§ WORK TO COMPLETE:
Restate the data word for word and leave the images out.

+++++

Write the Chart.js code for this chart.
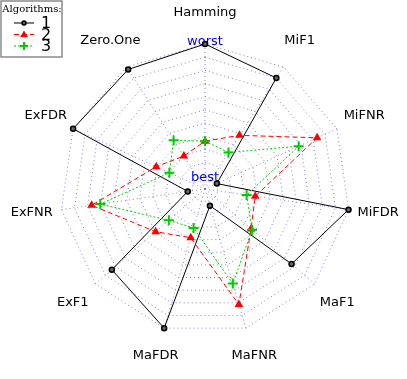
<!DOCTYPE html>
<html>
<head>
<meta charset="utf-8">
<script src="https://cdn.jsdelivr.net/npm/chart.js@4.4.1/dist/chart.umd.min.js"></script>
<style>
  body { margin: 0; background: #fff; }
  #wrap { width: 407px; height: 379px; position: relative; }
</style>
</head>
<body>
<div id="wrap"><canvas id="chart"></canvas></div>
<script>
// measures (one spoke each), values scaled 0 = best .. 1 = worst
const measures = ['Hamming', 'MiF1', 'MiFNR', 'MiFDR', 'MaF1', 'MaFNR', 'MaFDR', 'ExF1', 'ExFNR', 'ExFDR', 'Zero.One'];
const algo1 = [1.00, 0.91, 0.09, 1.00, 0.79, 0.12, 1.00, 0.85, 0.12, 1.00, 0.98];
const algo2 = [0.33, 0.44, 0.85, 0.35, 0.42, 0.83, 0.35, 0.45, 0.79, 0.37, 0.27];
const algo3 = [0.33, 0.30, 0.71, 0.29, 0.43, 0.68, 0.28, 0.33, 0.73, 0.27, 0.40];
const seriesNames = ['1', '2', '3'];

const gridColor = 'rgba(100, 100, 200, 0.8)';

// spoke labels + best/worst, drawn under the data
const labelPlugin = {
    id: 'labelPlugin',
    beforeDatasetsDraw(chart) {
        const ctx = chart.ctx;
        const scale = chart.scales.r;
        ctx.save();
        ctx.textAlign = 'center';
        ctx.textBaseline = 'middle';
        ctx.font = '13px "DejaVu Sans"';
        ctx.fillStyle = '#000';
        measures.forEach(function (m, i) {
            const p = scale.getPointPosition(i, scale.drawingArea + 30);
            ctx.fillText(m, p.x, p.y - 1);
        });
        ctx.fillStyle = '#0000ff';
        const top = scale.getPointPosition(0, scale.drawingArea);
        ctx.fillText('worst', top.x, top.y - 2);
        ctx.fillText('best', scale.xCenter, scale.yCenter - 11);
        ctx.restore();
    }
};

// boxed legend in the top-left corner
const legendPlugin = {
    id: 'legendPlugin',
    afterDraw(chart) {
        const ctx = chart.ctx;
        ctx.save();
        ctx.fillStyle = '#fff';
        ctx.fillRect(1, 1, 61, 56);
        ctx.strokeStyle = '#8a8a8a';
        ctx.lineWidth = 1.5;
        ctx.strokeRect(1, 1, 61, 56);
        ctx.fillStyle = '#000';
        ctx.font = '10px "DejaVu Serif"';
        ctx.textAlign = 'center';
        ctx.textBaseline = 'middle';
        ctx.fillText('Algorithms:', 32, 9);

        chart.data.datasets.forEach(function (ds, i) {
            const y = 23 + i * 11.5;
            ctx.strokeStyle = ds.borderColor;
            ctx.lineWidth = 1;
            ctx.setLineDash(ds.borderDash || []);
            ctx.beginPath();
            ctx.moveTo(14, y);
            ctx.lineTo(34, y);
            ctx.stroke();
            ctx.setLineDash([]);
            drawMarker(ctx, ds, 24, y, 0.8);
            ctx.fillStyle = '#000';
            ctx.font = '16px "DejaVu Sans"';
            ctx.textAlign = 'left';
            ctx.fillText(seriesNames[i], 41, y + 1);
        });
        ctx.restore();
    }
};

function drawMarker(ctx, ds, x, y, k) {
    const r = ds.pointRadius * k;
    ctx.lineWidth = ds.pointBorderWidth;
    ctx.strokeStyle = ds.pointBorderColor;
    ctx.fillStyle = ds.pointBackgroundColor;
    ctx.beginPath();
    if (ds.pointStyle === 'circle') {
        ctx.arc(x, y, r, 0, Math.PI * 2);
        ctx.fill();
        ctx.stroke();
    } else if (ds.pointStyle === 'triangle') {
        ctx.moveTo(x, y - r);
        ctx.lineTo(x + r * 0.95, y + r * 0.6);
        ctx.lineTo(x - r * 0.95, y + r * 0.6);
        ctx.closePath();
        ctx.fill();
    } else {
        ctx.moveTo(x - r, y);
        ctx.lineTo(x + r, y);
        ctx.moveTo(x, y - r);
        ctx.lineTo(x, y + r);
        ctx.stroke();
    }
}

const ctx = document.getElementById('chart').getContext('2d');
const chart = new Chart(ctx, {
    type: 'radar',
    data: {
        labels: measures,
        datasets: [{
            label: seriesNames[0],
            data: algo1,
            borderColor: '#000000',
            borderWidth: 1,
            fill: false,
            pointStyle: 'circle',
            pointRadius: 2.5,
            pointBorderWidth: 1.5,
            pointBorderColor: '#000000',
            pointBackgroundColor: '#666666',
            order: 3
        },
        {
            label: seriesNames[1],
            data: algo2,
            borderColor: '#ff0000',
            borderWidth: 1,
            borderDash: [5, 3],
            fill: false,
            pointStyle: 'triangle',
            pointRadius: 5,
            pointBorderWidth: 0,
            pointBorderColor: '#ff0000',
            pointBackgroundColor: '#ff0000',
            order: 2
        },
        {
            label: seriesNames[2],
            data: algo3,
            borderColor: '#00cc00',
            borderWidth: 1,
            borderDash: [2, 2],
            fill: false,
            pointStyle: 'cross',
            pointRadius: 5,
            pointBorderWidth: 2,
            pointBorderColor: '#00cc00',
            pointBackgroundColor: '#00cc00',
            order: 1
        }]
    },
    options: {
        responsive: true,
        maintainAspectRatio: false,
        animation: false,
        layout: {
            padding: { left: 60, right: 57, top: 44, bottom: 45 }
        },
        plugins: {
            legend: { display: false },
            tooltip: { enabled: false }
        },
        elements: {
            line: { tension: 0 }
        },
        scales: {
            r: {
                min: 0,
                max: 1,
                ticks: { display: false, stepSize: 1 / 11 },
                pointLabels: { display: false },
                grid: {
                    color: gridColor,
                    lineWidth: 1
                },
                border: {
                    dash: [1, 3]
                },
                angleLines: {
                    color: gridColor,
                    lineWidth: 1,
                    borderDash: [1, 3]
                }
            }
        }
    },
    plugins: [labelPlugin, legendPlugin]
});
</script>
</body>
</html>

+++++

§ RESULT FOR THIS TASK:
Write the Chart.js code for this chart.
<!DOCTYPE html>
<html>
<head>
<meta charset="utf-8">
<script src="https://cdn.jsdelivr.net/npm/chart.js@4.4.1/dist/chart.umd.min.js"></script>
<style>
  body { margin: 0; background: #fff; }
  #wrap { width: 407px; height: 379px; position: relative; }
</style>
</head>
<body>
<div id="wrap"><canvas id="chart"></canvas></div>
<script>
// measures (one spoke each), values scaled 0 = best .. 1 = worst
const measures = ['Hamming', 'MiF1', 'MiFNR', 'MiFDR', 'MaF1', 'MaFNR', 'MaFDR', 'ExF1', 'ExFNR', 'ExFDR', 'Zero.One'];
const algo1 = [1.00, 0.91, 0.09, 1.00, 0.79, 0.12, 1.00, 0.85, 0.12, 1.00, 0.98];
const algo2 = [0.33, 0.44, 0.85, 0.35, 0.42, 0.83, 0.35, 0.45, 0.79, 0.37, 0.27];
const algo3 = [0.33, 0.30, 0.71, 0.29, 0.43, 0.68, 0.28, 0.33, 0.73, 0.27, 0.40];
const seriesNames = ['1', '2', '3'];

const gridColor = 'rgba(100, 100, 200, 0.8)';

// spoke labels + best/worst, drawn under the data
const labelPlugin = {
    id: 'labelPlugin',
    beforeDatasetsDraw(chart) {
        const ctx = chart.ctx;
        const scale = chart.scales.r;
        ctx.save();
        ctx.textAlign = 'center';
        ctx.textBaseline = 'middle';
        ctx.font = '13px "DejaVu Sans"';
        ctx.fillStyle = '#000';
        measures.forEach(function (m, i) {
            const p = scale.getPointPosition(i, scale.drawingArea + 30);
            ctx.fillText(m, p.x, p.y - 1);
        });
        ctx.fillStyle = '#0000ff';
        const top = scale.getPointPosition(0, scale.drawingArea);
        ctx.fillText('worst', top.x, top.y - 2);
        ctx.fillText('best', scale.xCenter, scale.yCenter - 11);
        ctx.restore();
    }
};

// boxed legend in the top-left corner
const legendPlugin = {
    id: 'legendPlugin',
    afterDraw(chart) {
        const ctx = chart.ctx;
        ctx.save();
        ctx.fillStyle = '#fff';
        ctx.fillRect(1, 1, 61, 56);
        ctx.strokeStyle = '#8a8a8a';
        ctx.lineWidth = 1.5;
        ctx.strokeRect(1, 1, 61, 56);
        ctx.fillStyle = '#000';
        ctx.font = '10px "DejaVu Serif"';
        ctx.textAlign = 'center';
        ctx.textBaseline = 'middle';
        ctx.fillText('Algorithms:', 32, 9);

        chart.data.datasets.forEach(function (ds, i) {
            const y = 23 + i * 11.5;
            ctx.strokeStyle = ds.borderColor;
            ctx.lineWidth = 1;
            ctx.setLineDash(ds.borderDash || []);
            ctx.beginPath();
            ctx.moveTo(14, y);
            ctx.lineTo(34, y);
            ctx.stroke();
            ctx.setLineDash([]);
            drawMarker(ctx, ds, 24, y, 0.8);
            ctx.fillStyle = '#000';
            ctx.font = '16px "DejaVu Sans"';
            ctx.textAlign = 'left';
            ctx.fillText(seriesNames[i], 41, y + 1);
        });
        ctx.restore();
    }
};

function drawMarker(ctx, ds, x, y, k) {
    const r = ds.pointRadius * k;
    ctx.lineWidth = ds.pointBorderWidth;
    ctx.strokeStyle = ds.pointBorderColor;
    ctx.fillStyle = ds.pointBackgroundColor;
    ctx.beginPath();
    if (ds.pointStyle === 'circle') {
        ctx.arc(x, y, r, 0, Math.PI * 2);
        ctx.fill();
        ctx.stroke();
    } else if (ds.pointStyle === 'triangle') {
        ctx.moveTo(x, y - r);
        ctx.lineTo(x + r * 0.95, y + r * 0.6);
        ctx.lineTo(x - r * 0.95, y + r * 0.6);
        ctx.closePath();
        ctx.fill();
    } else {
        ctx.moveTo(x - r, y);
        ctx.lineTo(x + r, y);
        ctx.moveTo(x, y - r);
        ctx.lineTo(x, y + r);
        ctx.stroke();
    }
}

const ctx = document.getElementById('chart').getContext('2d');
const chart = new Chart(ctx, {
    type: 'radar',
    data: {
        labels: measures,
        datasets: [{
            label: seriesNames[0],
            data: algo1,
            borderColor: '#000000',
            borderWidth: 1,
            fill: false,
            pointStyle: 'circle',
            pointRadius: 2.5,
            pointBorderWidth: 1.5,
            pointBorderColor: '#000000',
            pointBackgroundColor: '#666666',
            order: 3
        },
        {
            label: seriesNames[1],
            data: algo2,
            borderColor: '#ff0000',
            borderWidth: 1,
            borderDash: [5, 3],
            fill: false,
            pointStyle: 'triangle',
            pointRadius: 5,
            pointBorderWidth: 0,
            pointBorderColor: '#ff0000',
            pointBackgroundColor: '#ff0000',
            order: 2
        },
        {
            label: seriesNames[2],
            data: algo3,
            borderColor: '#00cc00',
            borderWidth: 1,
            borderDash: [2, 2],
            fill: false,
            pointStyle: 'cross',
            pointRadius: 5,
            pointBorderWidth: 2,
            pointBorderColor: '#00cc00',
            pointBackgroundColor: '#00cc00',
            order: 1
        }]
    },
    options: {
        responsive: true,
        maintainAspectRatio: false,
        animation: false,
        layout: {
            padding: { left: 60, right: 57, top: 44, bottom: 45 }
        },
        plugins: {
            legend: { display: false },
            tooltip: { enabled: false }
        },
        elements: {
            line: { tension: 0 }
        },
        scales: {
            r: {
                min: 0,
                max: 1,
                ticks: { display: false, stepSize: 1 / 11 },
                pointLabels: { display: false },
                grid: {
                    color: gridColor,
                    lineWidth: 1
                },
                border: {
                    dash: [1, 3]
                },
                angleLines: {
                    color: gridColor,
                    lineWidth: 1,
                    borderDash: [1, 3]
                }
            }
        }
    },
    plugins: [labelPlugin, legendPlugin]
});
</script>
</body>
</html>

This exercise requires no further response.